Thalcave dio a sus compañeros el espectáculo de la caza del ñandú, el avestruz de las Pampas, cuya rapidez es maravillosa. Lanzó el caballo al galope, en línea recta, para alcanzarlo cuanto antes, porque errando el primer golpe, el ñandú hubiera fatigado muy pronto al caballo y al cazador con sus rápidas y continuas vueltas y revueltas. Thalcave, al llegar a cierta distancia aún bastante considerable, lanzó las bolas con mano vigorosa y con tanta destreza, que con ellas envolvió las patas del avestruz y paralizó sus esfuerzos. A los pocos segundos, la voluminosa ave yacía en tierra.

El indio se apoderó del ñandú, no para satisfacer un placer vano de cazador, sino porque su carne es muy estimada y quería que figurase también en la cena un plato de su cosecha.

Llevaron, pues, los cazadores a la ramada una buena sarta de perdices y codornices, el avestruz muerto por Thalcave, el pécari cazado por Glenarvan y el tatú cogido por Roberto. El avestruz y el pécari, cuya piel es coriácea, fueron desollados inmediatamente y cortados en pequeños trozos. El tatú es un animal precioso, que lleva consigo la cacerola en que se ha de asar, y fue, por consiguiente, colocado en su propia concha sobre las ascuas.

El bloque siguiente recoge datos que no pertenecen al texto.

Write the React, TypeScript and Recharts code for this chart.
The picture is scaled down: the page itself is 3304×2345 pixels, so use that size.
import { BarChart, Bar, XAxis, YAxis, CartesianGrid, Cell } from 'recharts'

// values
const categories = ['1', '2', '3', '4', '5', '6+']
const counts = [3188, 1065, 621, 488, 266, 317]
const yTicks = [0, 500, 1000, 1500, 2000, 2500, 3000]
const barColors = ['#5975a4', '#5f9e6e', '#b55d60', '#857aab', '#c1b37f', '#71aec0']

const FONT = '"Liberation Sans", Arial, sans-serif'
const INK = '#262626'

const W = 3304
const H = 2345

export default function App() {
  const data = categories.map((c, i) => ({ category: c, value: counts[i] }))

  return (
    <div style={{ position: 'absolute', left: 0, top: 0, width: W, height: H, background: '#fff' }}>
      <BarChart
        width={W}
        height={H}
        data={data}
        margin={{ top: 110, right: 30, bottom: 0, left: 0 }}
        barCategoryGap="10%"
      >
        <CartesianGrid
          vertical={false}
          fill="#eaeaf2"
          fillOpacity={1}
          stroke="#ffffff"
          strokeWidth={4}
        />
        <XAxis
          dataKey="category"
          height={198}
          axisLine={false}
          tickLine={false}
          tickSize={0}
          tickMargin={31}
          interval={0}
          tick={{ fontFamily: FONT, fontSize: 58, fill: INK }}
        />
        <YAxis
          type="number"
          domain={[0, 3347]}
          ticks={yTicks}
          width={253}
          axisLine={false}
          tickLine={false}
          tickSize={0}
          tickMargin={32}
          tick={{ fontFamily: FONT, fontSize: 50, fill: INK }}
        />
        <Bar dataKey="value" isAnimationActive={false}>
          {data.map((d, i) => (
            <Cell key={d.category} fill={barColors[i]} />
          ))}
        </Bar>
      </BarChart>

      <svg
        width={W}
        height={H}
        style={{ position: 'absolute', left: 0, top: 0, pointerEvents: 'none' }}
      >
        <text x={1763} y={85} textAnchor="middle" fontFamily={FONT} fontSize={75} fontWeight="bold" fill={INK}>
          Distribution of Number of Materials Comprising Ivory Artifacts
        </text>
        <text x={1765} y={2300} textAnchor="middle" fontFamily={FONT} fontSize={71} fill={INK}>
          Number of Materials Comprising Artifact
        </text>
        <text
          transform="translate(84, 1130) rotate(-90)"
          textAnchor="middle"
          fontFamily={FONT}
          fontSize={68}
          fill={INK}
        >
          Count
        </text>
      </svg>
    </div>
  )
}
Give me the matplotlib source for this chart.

Los tres cazadores se contentaron, para su cena, con las perdices y codornices, guardando para sus compañeros los platos fuertes.

Se roció la cena con un agua transparente, que fue declarada superior a todos los vinos del mundo, y hasta al famoso usquebaugh2 tan codiciado en las tierras altas de Escocia.

No se olvidaron de sus caballos los cazadores. Sirvióles a la vez de cena y lecho una abundante cantidad de forraje seco, hacinado en la ramada.

Hechos todos los preparativos, Glenarvan, Roberto y el indio se envolvieron en sus ponchos y se echaron sobre un edredón de alfalfa, que es la cama habitual de los cazadores de las Pampas.